The protagonists must accomplish two objectives for their freedom:
- have the planetary populations rise above contrived fear, hate, and wars.
- recognize and reject the shape-shifters’ manipulation.
These beings are the inter-dimensional and shape-shifting “reptilians” that David Icke documents as the esoteric power behind human history. John Carter is a movie with a message: our real-world Earth, not a fictional Mars, requires accomplishment of the film’s two objectives for humanity’s freedom.
I have read David Icke’s book, Human Race Get Off Your Knees, and found it valid in argument and compelling in documentation.
I attended David’s full-day public presentation, and reviewed it twice on YouTube. David begins with the “emperor has no clothes” obvious crimes, control, and lies of Earth’s “1%.” He then documents just how far this history goes back and where it leads: the same kind of manipulative and parasitic beings portrayed in John Carter.
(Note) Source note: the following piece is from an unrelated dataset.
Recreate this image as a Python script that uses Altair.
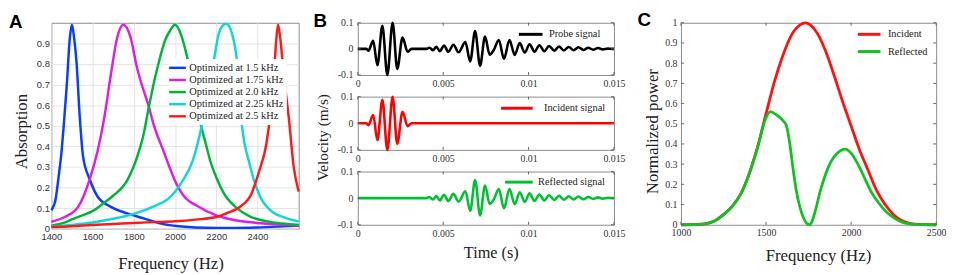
import altair as alt
import pandas as pd

SERIF = "Liberation Serif"
SANS = "Liberation Sans"
FRAME = "#8a8a8a"
TICKC = "#666666"

# ---------------- Panel A: absorption curves ----------------
A_LABELS = ["Optimized at 1.5 kHz", "Optimized at 1.75 kHz", "Optimized at 2.0 kHz",
            "Optimized at 2.25 kHz", "Optimized at 2.5 kHz"]
A_COLORS = ["#0b3dff", "#e01ee0", "#00b33c", "#12d6d6", "#ff1a1a"]

a1_f = [1400, 1420, 1435, 1450, 1460, 1475, 1490, 1500, 1510, 1522, 1538, 1554, 1586, 1625, 1689,
        1768, 1848, 1927, 2006, 2100, 2200, 2300, 2400, 2500, 2600]
a1_v = [0.09, 0.14, 0.25, 0.38, 0.50, 0.70, 0.93, 0.99, 0.93, 0.81, 0.54, 0.35, 0.24, 0.155, 0.106,
        0.074, 0.05, 0.026, 0.013, 0.006, 0.004, 0.004, 0.006, 0.01, 0.015]
a2_f = [1400, 1467, 1530, 1586, 1625, 1657, 1689, 1720, 1750, 1784, 1816, 1848, 1871, 1895, 1943,
        2006, 2050, 2100, 2200, 2300, 2400, 2500, 2600]
a2_v = [0.034, 0.058, 0.106, 0.24, 0.38, 0.54, 0.75, 0.93, 0.99, 0.93, 0.78, 0.67, 0.60, 0.51, 0.38,
        0.22, 0.15, 0.115, 0.065, 0.04, 0.028, 0.02, 0.015]
a3_f = [1400, 1450, 1500, 1550, 1600, 1648, 1700, 1768, 1820, 1848, 1871, 1900, 1927, 1950, 1975,
        2000, 2030, 2062, 2100, 2124, 2150, 2171, 2200, 2238, 2300, 2362, 2450, 2520, 2600]
a3_v = [0.015, 0.025, 0.045, 0.065, 0.085, 0.12, 0.16, 0.235, 0.36, 0.46, 0.58, 0.72, 0.83, 0.91, 0.96,
        0.99, 0.94, 0.82, 0.63, 0.51, 0.41, 0.33, 0.25, 0.17, 0.10, 0.06, 0.035, 0.025, 0.018]
a4_f = [1400, 1500, 1600, 1700, 1800, 1900, 1967, 2029, 2086, 2130, 2160, 2189, 2213, 2230, 2248,
        2262, 2276, 2300, 2324, 2363, 2411, 2475, 2530, 2600]
a4_v = [0.01, 0.018, 0.03, 0.048, 0.072, 0.11, 0.145, 0.22, 0.33, 0.50, 0.65, 0.82, 0.95, 0.985, 0.995,
        0.985, 0.95, 0.82, 0.51, 0.31, 0.16, 0.08, 0.055, 0.035]
a5_f = [1400, 1500, 1600, 1700, 1800, 1900, 2000, 2100, 2205, 2250, 2314, 2371, 2410, 2443, 2465,
        2480, 2490, 2500, 2510, 2525, 2540, 2552, 2576, 2600]
a5_v = [0.008, 0.012, 0.018, 0.023, 0.028, 0.032, 0.036, 0.044, 0.058, 0.075, 0.105, 0.17, 0.285, 0.41, 0.58,
        0.75, 0.90, 0.99, 0.93, 0.78, 0.64, 0.54, 0.30, 0.18]
A_XTICKS = [1400, 1600, 1800, 2000, 2200, 2400]
A_YTICKS = [0, 0.1, 0.2, 0.3, 0.4, 0.5, 0.6, 0.7, 0.8, 0.9]

# ---------------- Panel B: time signals ----------------
inc_t = [0.0, 0.0005, 0.00062, 0.0009, 0.00115, 0.00144, 0.00173, 0.00204, 0.00231, 0.00262,
         0.00292, 0.00315, 0.015]
inc_v = [0.0, 0.0, -0.007, 0.031, -0.063, 0.088, -0.1, 0.1, -0.077, 0.043,
         -0.011, 0.0, 0.0]
ref_t = [0.0, 0.004, 0.0042, 0.0044, 0.0046, 0.0048, 0.00505, 0.0053, 0.0056, 0.0059,
         0.0063, 0.00658, 0.00687, 0.00716, 0.00745, 0.00772, 0.00795, 0.00826, 0.00856, 0.00888,
         0.00919, 0.00948, 0.00978, 0.01006, 0.01035, 0.01063, 0.01092, 0.0112, 0.0115, 0.01178,
         0.01207, 0.01235, 0.01264, 0.01292, 0.01321, 0.0135, 0.01378, 0.01407, 0.01435, 0.01464,
         0.0149, 0.015]
ref_v = [0.0, 0.0, 0.004, -0.005, 0.008, -0.009, 0.013, -0.011, 0.016, -0.013,
         0.026, -0.048, 0.068, -0.065, 0.047, -0.022, -0.006, 0.034, -0.038, 0.034,
         -0.023, 0.022, -0.014, 0.018, -0.011, 0.014, -0.009, 0.011, -0.007, 0.009,
         -0.006, 0.007, -0.005, 0.006, -0.004, 0.004, -0.003, 0.003, -0.002, 0.001,
         0.0, 0.0]
B_XTICKS = [0, 0.005, 0.01, 0.015]
B_YTICKS = [-0.1, 0, 0.1]

# ---------------- Panel C: spectra ----------------
ci_f = [1000, 1100, 1150, 1200, 1250, 1300, 1350, 1400, 1450, 1500, 1550, 1600, 1650, 1700, 1730,
        1760, 1800, 1850, 1900, 1950, 2000, 2050, 2100, 2150, 2200, 2250, 2300, 2350, 2400, 2500]
ci_v = [0.0, 0.002, 0.006, 0.02, 0.05, 0.09, 0.15, 0.25, 0.385, 0.55, 0.71, 0.84, 0.94, 0.99, 1.0,
        0.99, 0.95, 0.86, 0.74, 0.61, 0.49, 0.37, 0.27, 0.17, 0.10, 0.05, 0.02, 0.006, 0.002, 0.0]
cr_f = [1000, 1100, 1150, 1200, 1250, 1300, 1350, 1400, 1450, 1500, 1525, 1560, 1600, 1620, 1640,
        1660, 1680, 1700, 1720, 1740, 1755, 1770, 1790, 1820, 1850, 1880, 1920, 1965, 2000, 2040,
        2080, 2120, 2160, 2200, 2250, 2300, 2350, 2400, 2500]
cr_v = [0.0, 0.002, 0.006, 0.02, 0.05, 0.09, 0.15, 0.25, 0.38, 0.53, 0.56, 0.545, 0.515, 0.49, 0.40,
        0.27, 0.16, 0.085, 0.035, 0.006, 0.0, 0.015, 0.07, 0.17, 0.25, 0.31, 0.355, 0.375, 0.355, 0.30,
        0.23, 0.16, 0.11, 0.07, 0.035, 0.013, 0.004, 0.001, 0.0]
C_XTICKS = [1000, 1500, 2000, 2500]
C_YTICKS = [0, 0.1, 0.2, 0.3, 0.4, 0.5, 0.6, 0.7, 0.8, 0.9, 1]

NEG_LABEL = "datum.value < 0 ? '-' + format(-datum.value, '~g') : format(datum.value, '~g')"
TIME_LABEL = "datum.value == 0 ? '0' : format(datum.value, '.3~f')"
SYM = 81            # legend symbol box (9 px), line drawn by a custom path
SYM_R = 4.5
TITLE_STYLE = dict(titleFont=SERIF, titleFontWeight="normal", titleColor="#222",
                   titleBaseline="alphabetic")
SERIF_LABELS = dict(tickSize=0, domain=False, grid=False, labelFont=SERIF, labelFontSize=10,
                    labelColor="#333", labelOverlap=False, labelFlush=False)


def series(xs, ys, name):
    return pd.DataFrame({"x": xs, "y": ys, "s": name})


def line_symbol(length):
    k = round(length / 2 / SYM_R, 3)
    return f"M-{k},0L{k},0"


def line_legend(length, gap, left, center_y, pad=0, **kw):
    return alt.Legend(title=None, orient="none",
                      legendX=left - pad - SYM_R + length / 2,
                      legendY=center_y - 5.25 - pad,
                      symbolType=line_symbol(length), symbolSize=SYM,
                      labelOffset=length / 2 + gap - SYM_R, padding=pad,
                      labelFont=SERIF, labelFontSize=10.5, labelColor="#222", **kw)


def inner_ticks(xvals, yvals, X, Y, w, h, L=3):
    """Inward tick marks on all four sides of a framed panel (same scales/axes as the data)."""
    tx = pd.DataFrame({"x": xvals})
    ty = pd.DataFrame({"y": yvals})
    rx = alt.Chart(tx).mark_rule(color=TICKC, strokeWidth=1)
    ry = alt.Chart(ty).mark_rule(color=TICKC, strokeWidth=1)
    return [
        rx.encode(x=X, y=alt.value(h), y2=alt.value(h - L)),
        rx.encode(x=X, y=alt.value(0), y2=alt.value(L)),
        ry.encode(y=Y, x=alt.value(0), x2=alt.value(L)),
        ry.encode(y=Y, x=alt.value(w - L), x2=alt.value(w)),
    ]


def letter(t, dx):
    return alt.TitleParams(text=t, anchor="start", frame="group", font=SANS, fontSize=19,
                           fontWeight="bold", color="black", dx=dx, offset=-13, baseline="top")


TOP = 21
# ---------------- build A ----------------
XA = 51
dfA = pd.concat([series(a1_f, a1_v, A_LABELS[0]), series(a2_f, a2_v, A_LABELS[1]),
                 series(a3_f, a3_v, A_LABELS[2]), series(a4_f, a4_v, A_LABELS[3]),
                 series(a5_f, a5_v, A_LABELS[4])])
WA, HA = 251, 209
chartA = alt.Chart(dfA).mark_line(strokeWidth=2.5, interpolate="monotone").encode(
    x=alt.X("x:Q", scale=alt.Scale(domain=[1400, 2600], nice=False, zero=False),
            axis=alt.Axis(values=A_XTICKS, format="d", title="Frequency (Hz)", grid=True,
                          gridColor="#e3e3e3", tickSize=0, domain=False, labelFont=SANS,
                          labelFontSize=9.5, labelColor="#333", labelPadding=3, labelFlush=False,
                          titleFontSize=17, titleX=121, titleY=40, **TITLE_STYLE)),
    y=alt.Y("y:Q", scale=alt.Scale(domain=[0, 1], nice=False),
            axis=alt.Axis(values=A_YTICKS, format="~g", title="Absorption", grid=True,
                          gridColor="#e3e3e3", tickSize=0, domain=False, labelFont=SANS,
                          labelFontSize=9.5, labelColor="#333", labelPadding=2, labelFlush=False,
                          titleFontSize=17, titleX=-25, titleY=110, **TITLE_STYLE)),
    color=alt.Color("s:N", scale=alt.Scale(domain=A_LABELS, range=A_COLORS), sort=A_LABELS,
                    legend=alt.Legend(title=None, orient="none", legendX=121 - 3 - 3 - 4.5 + 8.5,
                                      legendY=47 - 5.25 - 3 - 2,
                                      symbolType=line_symbol(17), symbolSize=SYM,
                                      labelOffset=8.5 + 3 - 4.5 - 1, padding=3,
                                      labelFont=SERIF, labelFontSize=10.5, labelColor="#222",
                                      symbolStrokeWidth=2.5, rowPadding=0.3, fillColor="white")),
).properties(width=WA, height=HA, title=letter("A", 8 - XA))


# ---------------- build B ----------------
XB = 361
WB = 260
bx = alt.Scale(domain=[0, 0.015], nice=False)
by = alt.Scale(domain=[-0.1, 0.1], nice=False)


def panelB(df, name, color, h, legend, xtitle=None, ytitle=None, title=None,
           xtx=None, xty=None, ytx=None, yty=None):
    xaxis = dict(values=B_XTICKS, labelExpr=TIME_LABEL, labelPadding=4, **SERIF_LABELS)
    yaxis = dict(values=B_YTICKS, labelExpr=NEG_LABEL, labelPadding=5, **SERIF_LABELS)
    if xtitle:
        xaxis.update(titleFontSize=16.5, titleX=xtx, titleY=xty, **TITLE_STYLE)
    if ytitle:
        yaxis.update(titleFontSize=15.5, titleX=ytx, titleY=yty, **TITLE_STYLE)
    X = alt.X("x:Q", scale=bx, title=xtitle, axis=alt.Axis(**xaxis))
    Y = alt.Y("y:Q", scale=by, title=ytitle, axis=alt.Axis(**yaxis))
    line = alt.Chart(df).mark_line(strokeWidth=2.6, interpolate="monotone").encode(
        x=X, y=Y,
        color=alt.Color("s:N", scale=alt.Scale(domain=[name], range=[color]), legend=legend),
    )
    props = dict(width=WB, height=h)
    if title is not None:
        props["title"] = title
    return alt.layer(line, *inner_ticks(B_XTICKS, B_YTICKS, X, Y, WB, h)).properties(**props)


probe_t = [t for t in inc_t if t <= 0.00315] + [t for t in ref_t if t >= 0.004]
probe_v = [v for t, v in zip(inc_t, inc_v) if t <= 0.00315] + [v for t, v in zip(ref_t, ref_v) if t >= 0.004]

TB2 = TOP + 53 + 22
TB3 = TB2 + 54 + 22
B1 = panelB(series(probe_t, probe_v, "Probe signal"), "Probe signal", "#000000", 53,
            line_legend(24, 5, 523 - XB, 32 - TOP, symbolStrokeWidth=3),
            title=letter("B", 316 - XB))
B2 = panelB(series(inc_t, inc_v, "Incident signal"), "Incident signal", "#ff0000", 54,
            line_legend(32, 10, 505 - XB, 107 - TB2, symbolStrokeWidth=3),
            ytitle="Velocity (m/s)", ytx=330 - XB, yty=137 - TB2)
B3 = panelB(series(ref_t, ref_v, "Reflected signal"), "Reflected signal", "#00c032", 54,
            line_legend(28, 4, 509 - XB, 182 - TB3, symbolStrokeWidth=3),
            xtitle="Time (s)", xtx=496 - XB, xty=259 - (TB3 + 54))
chartB = alt.vconcat(B1, B2, B3, spacing=22, bounds="flush").resolve_scale(color="independent")

# ---------------- build C ----------------
XC = 684
WC, HC = 259, 205
cx = alt.Scale(domain=[1000, 2500], nice=False, zero=False)
cy = alt.Scale(domain=[0, 1], nice=False)
XCe = alt.X("x:Q", scale=cx, title="Frequency (Hz)",
            axis=alt.Axis(values=C_XTICKS, format="d", labelPadding=3, titleFontSize=17,
                          titleX=823 - XC, titleY=262 - (TOP + HC), **SERIF_LABELS, **TITLE_STYLE))
YCe = alt.Y("y:Q", scale=cy, title="Normalized power",
            axis=alt.Axis(values=C_YTICKS, format="~g", labelPadding=4, titleFontSize=17,
                          titleX=660 - XC, titleY=131 - TOP, **SERIF_LABELS, **TITLE_STYLE))
dfC = pd.concat([series(ci_f, ci_v, "Incident"), series(cr_f, cr_v, "Reflected")])
lineC = alt.Chart(dfC).mark_line(strokeWidth=2.8, interpolate="monotone").encode(
    x=XCe, y=YCe,
    color=alt.Color("s:N", scale=alt.Scale(domain=["Incident", "Reflected"], range=["#ff1111", "#11c022"]),
                    legend=line_legend(23, 6, 862 - XC, 32 - TOP, symbolStrokeWidth=3,
                                       rowPadding=5.5)),
)
chartC = alt.layer(lineC, *inner_ticks(C_XTICKS, C_YTICKS, XCe, YCe, WC, HC)).properties(
    width=WC, height=HC, title=letter("C", 640 - XC))

leftAB = alt.hconcat(chartA, chartB, spacing=8).resolve_scale(color="independent")
chart = alt.hconcat(leftAB, chartC, spacing=11).resolve_scale(
    color="independent").properties(padding=0).configure_view(stroke=FRAME, strokeWidth=1)

chart.save("out.html", embed_options={"renderer": "svg", "actions": False})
There is a “1%” that Occupy points to that live for psychopathic domination and use government “leaders” as their puppets. The facts of their crimes centering in war and money are objective, independently verifiable, and easy for anyone with intellectual integrity and moral courage to verify. The 1% includes criminal control of money and corporate media, of course; without money to pay their minions and lies to manipulate the 99%, their crimes would not be possible.
Recent US history is also easily verifiable as a pattern of similar lie-began and treaty-violated wars; that history is familiar. The deeper history David explains is also verifiable; it just takes more research and time.
John Carter portrays this history in entertaining fictional form; it’s an excellent artistic representation of what seems to be Earth’s real problem.